▸ **Task instructions**
Return, without pictures, the lines from the start of the data through the one that contains "140, 150, 160]".

Entries with chart source code
>>>

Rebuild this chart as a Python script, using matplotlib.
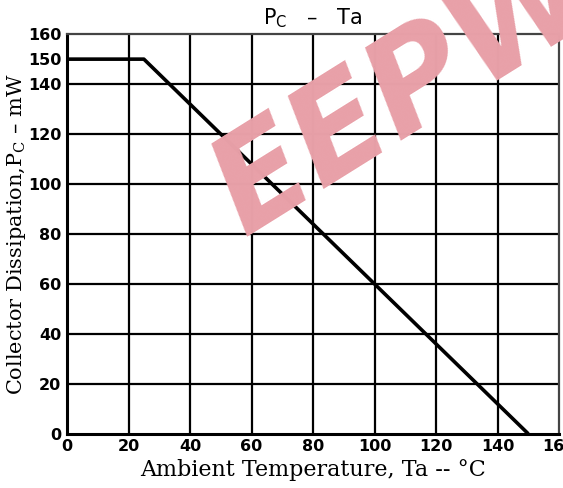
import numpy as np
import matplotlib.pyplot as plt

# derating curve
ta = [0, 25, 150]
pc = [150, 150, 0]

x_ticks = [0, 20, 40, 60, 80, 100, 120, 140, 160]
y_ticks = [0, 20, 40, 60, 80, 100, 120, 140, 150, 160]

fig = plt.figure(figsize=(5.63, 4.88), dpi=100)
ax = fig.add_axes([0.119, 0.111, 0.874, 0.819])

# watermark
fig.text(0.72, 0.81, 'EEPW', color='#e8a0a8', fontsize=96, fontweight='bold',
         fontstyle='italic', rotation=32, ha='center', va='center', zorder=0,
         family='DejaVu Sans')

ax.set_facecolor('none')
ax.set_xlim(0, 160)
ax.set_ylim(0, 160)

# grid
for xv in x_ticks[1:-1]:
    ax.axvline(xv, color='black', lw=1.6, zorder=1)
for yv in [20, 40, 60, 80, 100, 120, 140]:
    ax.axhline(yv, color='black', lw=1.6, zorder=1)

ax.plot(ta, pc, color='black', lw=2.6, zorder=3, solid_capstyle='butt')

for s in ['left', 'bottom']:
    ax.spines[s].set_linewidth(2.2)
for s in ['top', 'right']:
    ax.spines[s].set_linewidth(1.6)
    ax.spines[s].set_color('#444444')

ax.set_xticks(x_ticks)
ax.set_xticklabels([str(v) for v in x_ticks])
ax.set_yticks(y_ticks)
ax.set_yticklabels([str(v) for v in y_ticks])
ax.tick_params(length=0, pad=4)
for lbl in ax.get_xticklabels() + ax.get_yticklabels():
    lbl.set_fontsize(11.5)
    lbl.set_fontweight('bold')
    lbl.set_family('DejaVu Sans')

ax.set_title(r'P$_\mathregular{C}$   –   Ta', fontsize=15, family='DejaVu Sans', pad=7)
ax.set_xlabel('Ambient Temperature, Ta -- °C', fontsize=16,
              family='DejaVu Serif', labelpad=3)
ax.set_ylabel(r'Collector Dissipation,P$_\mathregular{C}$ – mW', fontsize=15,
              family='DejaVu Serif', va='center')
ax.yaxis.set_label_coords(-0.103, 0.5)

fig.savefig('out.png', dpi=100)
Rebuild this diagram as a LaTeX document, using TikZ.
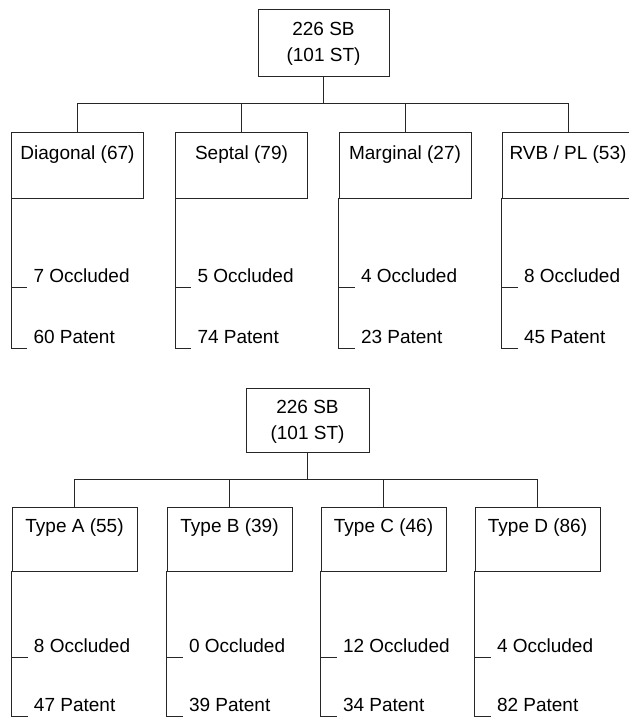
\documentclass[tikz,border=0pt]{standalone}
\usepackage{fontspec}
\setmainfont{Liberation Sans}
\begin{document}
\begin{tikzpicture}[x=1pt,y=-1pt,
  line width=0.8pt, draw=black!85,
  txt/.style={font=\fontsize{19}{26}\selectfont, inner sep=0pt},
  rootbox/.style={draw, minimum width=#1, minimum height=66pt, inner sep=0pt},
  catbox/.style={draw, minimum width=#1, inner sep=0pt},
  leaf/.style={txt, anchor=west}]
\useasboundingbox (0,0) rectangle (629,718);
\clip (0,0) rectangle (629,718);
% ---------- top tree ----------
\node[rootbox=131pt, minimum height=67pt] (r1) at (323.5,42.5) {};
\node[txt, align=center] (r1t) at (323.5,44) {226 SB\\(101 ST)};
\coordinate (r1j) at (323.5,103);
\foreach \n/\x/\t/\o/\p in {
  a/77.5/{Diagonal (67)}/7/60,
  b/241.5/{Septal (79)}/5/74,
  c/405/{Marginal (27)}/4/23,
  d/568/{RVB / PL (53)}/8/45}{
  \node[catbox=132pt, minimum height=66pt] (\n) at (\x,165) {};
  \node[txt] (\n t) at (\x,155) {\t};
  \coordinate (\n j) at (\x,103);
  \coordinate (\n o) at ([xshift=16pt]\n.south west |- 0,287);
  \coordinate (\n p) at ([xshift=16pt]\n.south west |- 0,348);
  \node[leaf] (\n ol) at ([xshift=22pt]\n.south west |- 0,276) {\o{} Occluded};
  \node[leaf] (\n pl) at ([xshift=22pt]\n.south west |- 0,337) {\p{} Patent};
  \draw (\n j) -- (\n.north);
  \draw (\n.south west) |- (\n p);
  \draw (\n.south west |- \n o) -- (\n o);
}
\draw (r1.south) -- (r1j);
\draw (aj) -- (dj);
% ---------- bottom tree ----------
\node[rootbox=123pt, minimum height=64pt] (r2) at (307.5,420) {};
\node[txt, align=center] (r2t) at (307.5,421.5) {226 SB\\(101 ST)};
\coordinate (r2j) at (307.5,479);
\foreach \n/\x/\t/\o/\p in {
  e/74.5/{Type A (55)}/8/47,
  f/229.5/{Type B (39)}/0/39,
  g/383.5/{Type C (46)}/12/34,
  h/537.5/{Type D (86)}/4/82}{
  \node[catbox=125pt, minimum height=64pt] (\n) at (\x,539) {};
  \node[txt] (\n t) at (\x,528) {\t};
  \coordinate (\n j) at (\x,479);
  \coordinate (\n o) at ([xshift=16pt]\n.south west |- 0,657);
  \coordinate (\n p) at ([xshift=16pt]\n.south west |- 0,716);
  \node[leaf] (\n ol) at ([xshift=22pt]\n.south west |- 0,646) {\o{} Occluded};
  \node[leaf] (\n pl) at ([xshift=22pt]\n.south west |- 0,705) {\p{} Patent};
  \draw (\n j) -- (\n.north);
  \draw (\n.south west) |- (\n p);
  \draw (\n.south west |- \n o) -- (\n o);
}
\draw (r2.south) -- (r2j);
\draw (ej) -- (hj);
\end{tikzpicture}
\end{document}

<<<

▸ **Task solution**
Rebuild this chart as a Python script, using matplotlib.
import numpy as np
import matplotlib.pyplot as plt

# derating curve
ta = [0, 25, 150]
pc = [150, 150, 0]

x_ticks = [0, 20, 40, 60, 80, 100, 120, 140, 160]
y_ticks = [0, 20, 40, 60, 80, 100, 120, 140, 150, 160]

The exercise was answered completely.